The dramatic moment, captured in a black-and-white photo taken by an amateur, has been retold countless times to William Sheridan Jr. since that morning 30 years ago yesterday, when his father, William Sr., dropped him into the arms of neighbor Tom Connally. Just moments before that, his father had dropped his twin sister, Nichole, who was snagged by another neighbor, Jimmy Madden. Minutes later, firefighters used a ladder to save his father and mother, Kathy Sheridan, from the raging blaze that tore through their home on East 2d Street in South Boston on May 28, 1978.
"I just remember my husband saying: 'Get up! Get up! Get up!" said Kathy Sheridan, who was 24 at the time. "And as soon as I opened my eyes, the whole apartment was full of smoke." Her husband, who was 25, grabbed the twins, but thick, black smoke blocked the stairway to the street. He broke open a window, and the couple saw neighbors on the street below, screaming, "Throw the babies!" "I just couldn't do it," Kathy Sheridan said. "All I could see was concrete." Her husband took the infants, leaned out, and dropped them. "It was just one of those crazy things," he said yesterday. "And for the most part I don't think about it."

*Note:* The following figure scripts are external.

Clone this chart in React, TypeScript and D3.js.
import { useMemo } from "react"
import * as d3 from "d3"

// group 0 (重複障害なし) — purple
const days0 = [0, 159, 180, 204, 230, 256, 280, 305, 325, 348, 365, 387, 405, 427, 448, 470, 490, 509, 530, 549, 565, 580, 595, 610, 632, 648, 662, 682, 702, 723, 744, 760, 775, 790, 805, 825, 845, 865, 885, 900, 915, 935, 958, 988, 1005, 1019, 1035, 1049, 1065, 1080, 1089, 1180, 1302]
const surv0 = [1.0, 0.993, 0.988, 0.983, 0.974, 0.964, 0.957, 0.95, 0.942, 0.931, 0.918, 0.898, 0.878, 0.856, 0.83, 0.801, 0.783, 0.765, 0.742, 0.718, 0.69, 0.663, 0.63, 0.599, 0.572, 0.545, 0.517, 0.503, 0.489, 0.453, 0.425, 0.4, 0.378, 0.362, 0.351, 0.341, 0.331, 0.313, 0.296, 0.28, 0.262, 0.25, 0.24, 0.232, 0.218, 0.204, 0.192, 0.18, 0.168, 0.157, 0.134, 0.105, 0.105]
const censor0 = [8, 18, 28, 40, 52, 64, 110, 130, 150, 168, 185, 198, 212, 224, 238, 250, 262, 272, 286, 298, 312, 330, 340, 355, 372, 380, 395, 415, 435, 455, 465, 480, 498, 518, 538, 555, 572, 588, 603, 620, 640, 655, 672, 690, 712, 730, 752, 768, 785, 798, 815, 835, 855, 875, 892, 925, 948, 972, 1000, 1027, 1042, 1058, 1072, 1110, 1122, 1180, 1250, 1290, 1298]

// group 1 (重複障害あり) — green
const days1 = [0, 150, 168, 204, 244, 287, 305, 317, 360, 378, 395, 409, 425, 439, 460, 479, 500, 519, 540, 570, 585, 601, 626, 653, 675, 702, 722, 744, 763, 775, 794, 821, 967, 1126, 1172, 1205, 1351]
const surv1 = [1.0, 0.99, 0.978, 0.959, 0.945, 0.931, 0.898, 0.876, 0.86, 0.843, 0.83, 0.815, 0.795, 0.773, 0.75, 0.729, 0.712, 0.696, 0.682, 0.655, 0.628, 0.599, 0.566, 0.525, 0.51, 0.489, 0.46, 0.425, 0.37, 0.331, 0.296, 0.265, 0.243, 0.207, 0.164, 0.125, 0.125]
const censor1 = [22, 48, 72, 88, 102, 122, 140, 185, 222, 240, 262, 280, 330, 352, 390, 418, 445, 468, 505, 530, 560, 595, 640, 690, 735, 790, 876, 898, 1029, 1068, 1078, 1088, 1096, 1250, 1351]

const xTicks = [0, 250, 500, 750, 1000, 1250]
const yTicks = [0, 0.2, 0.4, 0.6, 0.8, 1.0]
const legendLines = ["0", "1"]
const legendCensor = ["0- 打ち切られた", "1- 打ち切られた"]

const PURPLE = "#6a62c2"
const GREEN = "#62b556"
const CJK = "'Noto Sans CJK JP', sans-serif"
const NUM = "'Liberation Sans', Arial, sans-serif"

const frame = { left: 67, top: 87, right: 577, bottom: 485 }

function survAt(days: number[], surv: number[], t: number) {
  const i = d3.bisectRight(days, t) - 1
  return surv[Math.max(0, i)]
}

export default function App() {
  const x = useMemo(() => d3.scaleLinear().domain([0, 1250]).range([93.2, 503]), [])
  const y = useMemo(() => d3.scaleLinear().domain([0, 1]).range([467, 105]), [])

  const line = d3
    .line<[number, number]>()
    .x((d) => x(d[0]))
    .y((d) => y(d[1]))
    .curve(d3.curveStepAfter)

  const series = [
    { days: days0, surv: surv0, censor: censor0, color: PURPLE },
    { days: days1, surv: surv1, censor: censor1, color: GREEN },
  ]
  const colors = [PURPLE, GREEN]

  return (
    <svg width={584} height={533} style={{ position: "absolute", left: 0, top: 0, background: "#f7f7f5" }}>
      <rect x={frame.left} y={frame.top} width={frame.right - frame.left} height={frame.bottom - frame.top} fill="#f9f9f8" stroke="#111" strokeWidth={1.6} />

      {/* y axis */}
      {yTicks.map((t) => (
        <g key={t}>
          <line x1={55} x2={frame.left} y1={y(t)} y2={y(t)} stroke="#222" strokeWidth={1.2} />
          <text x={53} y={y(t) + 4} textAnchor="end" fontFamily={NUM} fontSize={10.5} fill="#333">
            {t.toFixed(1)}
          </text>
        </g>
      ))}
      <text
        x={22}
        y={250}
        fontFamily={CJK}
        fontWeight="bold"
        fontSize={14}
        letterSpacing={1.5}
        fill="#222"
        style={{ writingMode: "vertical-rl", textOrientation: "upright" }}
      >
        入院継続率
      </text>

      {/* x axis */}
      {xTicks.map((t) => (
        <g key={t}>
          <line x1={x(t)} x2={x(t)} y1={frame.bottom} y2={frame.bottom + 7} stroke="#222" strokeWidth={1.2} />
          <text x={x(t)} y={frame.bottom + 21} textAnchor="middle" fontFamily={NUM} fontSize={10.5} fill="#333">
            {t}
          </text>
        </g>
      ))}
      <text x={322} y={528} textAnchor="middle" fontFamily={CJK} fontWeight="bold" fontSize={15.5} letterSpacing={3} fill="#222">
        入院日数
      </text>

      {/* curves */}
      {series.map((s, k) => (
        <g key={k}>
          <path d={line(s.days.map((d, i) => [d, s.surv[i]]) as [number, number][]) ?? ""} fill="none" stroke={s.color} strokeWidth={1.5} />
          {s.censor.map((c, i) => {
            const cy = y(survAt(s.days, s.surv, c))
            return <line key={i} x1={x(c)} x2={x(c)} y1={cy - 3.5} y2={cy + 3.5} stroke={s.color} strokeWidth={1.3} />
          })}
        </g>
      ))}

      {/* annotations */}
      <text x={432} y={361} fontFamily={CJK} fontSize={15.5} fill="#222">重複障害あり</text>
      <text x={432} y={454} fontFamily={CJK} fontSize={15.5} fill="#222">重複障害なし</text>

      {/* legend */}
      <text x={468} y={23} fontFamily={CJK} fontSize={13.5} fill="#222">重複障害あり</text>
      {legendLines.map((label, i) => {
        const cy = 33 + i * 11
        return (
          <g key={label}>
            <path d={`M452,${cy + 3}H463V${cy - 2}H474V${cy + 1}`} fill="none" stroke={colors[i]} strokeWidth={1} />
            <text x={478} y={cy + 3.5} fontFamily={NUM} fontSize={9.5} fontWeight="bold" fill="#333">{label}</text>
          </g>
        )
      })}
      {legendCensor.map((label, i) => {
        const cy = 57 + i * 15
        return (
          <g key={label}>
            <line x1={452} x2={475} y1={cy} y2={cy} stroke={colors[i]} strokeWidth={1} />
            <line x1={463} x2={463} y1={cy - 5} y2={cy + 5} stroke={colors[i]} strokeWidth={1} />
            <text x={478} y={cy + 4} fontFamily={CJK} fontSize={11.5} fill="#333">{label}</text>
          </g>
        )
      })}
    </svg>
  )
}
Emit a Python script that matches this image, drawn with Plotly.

The photo was taken by David G. Mugar, who was then a new owner of Boston's Channel 7 with a hobby of amateur news photography. He was parked in Dorchester when he heard the fire call on a scanner in his car, raced over, captured the shot, and later gave the $5,000 in proceeds from his photos to the Sheridans, whose belongings were destroyed in the fire. The photo won Mugar a number of awards, including second place in a World Press Photo Awards competition in Holland.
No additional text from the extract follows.